Короткие гудки | страница 74



Валентин выпил раз, еще раз и еще много-много раз.

Приехали цыгане – молодая пара, воспитанные, образованные люди. Никогда не скажешь, что цыгане, пока не запоют. А когда запоют, тогда и видно, что особые люди, заточенные на музыку. Другие национальности так не поют.

К концу вечера появилось звездное семейство Егоровых: папа, мама и дочь. Дочери – пятнадцать, школьница. Маме тридцать пять, выглядит на двадцать пять. А папа – седой и матерый, народный и заслуженный, засмотренный в телевизоре и суперзнаменитый.

– А снегоход? – спросила школьница.

– Для снегохода поздно, – ответил Валентин. – Темно. Надо было раньше приезжать.

– Хочу снегоход… – заканючила девочка.

– Как папа скажет, – перевела стрелку мама.
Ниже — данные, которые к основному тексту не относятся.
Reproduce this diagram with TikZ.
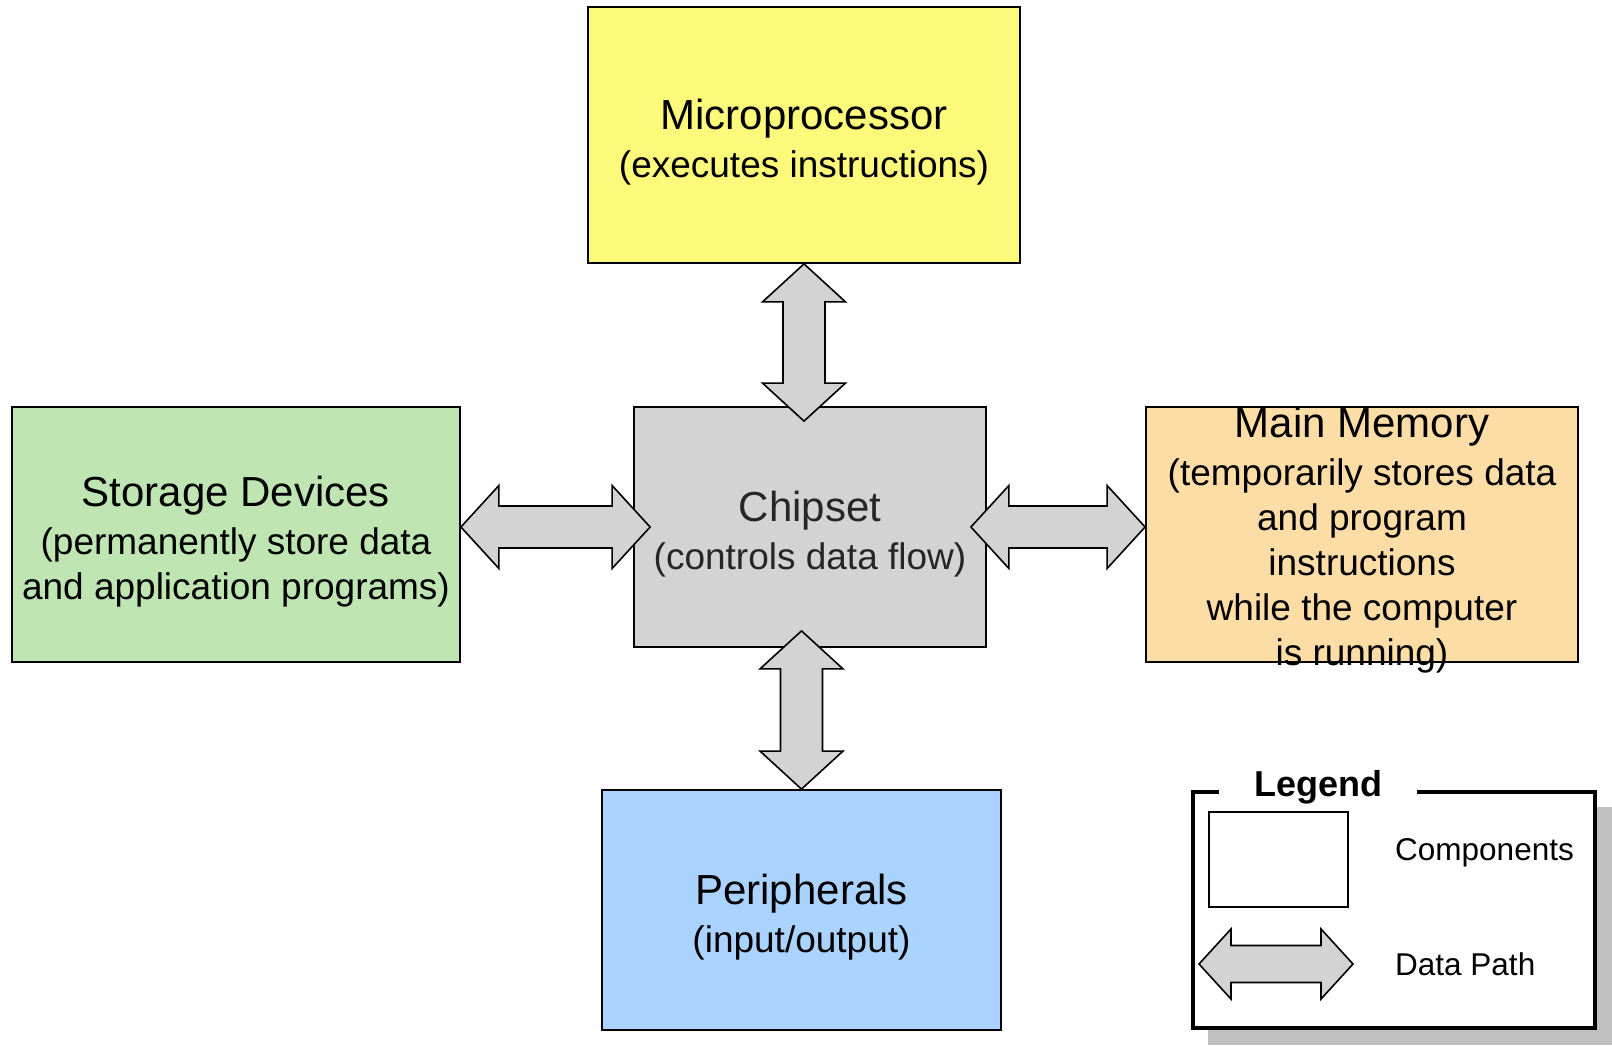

– Ну ладно, – разрешил отец. – Только недолго.

Отец не в состоянии был отказать дочери. Не мог перед ней устоять.

Валентин поднялся. Решил сделать один круг. Вечернее поле под луной – тоже красиво. Небо как поле. И поле – пустынное, как небо. И светящийся объемный круг луны.

Цыгане спросили: есть ли лыжи? Лыжи, конечно, нашлись.

Все гости вывалились из дома на свежий воздух, выкатились этаким шумным шаром. Ни одного проходного лица. Каждый – многокаратный, как бриллиант. Валентин приглашал гостей – необязательно публичных. Мог затесаться и учитель, и врач, и массажист. Но это был первоклассный учитель и супермассажист. Валентин любил высоких профессионалов. Он находил смысл жизни в том, чтобы хорошо делать свое дело. Дойти до самой верхней планки. А иначе – бессмысленно.

Валентин вывел снегоход на лыжню. Сел за руль. Девочка в середину, мама – третья. Девочку и маму звали одинаково: Ольга. Видимо, муж любил жену и хотел почаще слышать ее имя.

Валентин включил мотор, и заснеженная земля ринулась под колеса.

– Потише, – попросила Ольга-старшая, но Валентин не подчинился. Ему захотелось скорости – той самой, запредельной. Где они еще получат такой адреналин, эти нежные, избалованные, парниковые…

Луна стояла полным кругом. Снег светился – то ли от луны, то ли от собственной белизны.

Валентин выжал педаль до конца. Снегоход устремился, как самолет на взлетной полосе, набирая ярость и отчаяние внутри себя. Сейчас взлетит, и – к луне.

Да, да, вот она – труба, серо-дымчатая, округлая. Вот оно – дребезжание, похожее на духовой оркестр, даже просачивается мелодия: марш «Прощание славянки». Сквозь дребезжание далекий крик: «Не на-а-адо, Валик, не на-а-а…»

Еще секунда – и экипаж врежется в слепящий свет и закачается в невесомости… И действительно: невесомость. Под животом снегохода – пустота, несколько тошнотворных секунд – и выключили свет. Черно и тихо. А потом не стало ничего – ни темноты, ни тишины. Вытащили вилку из розетки.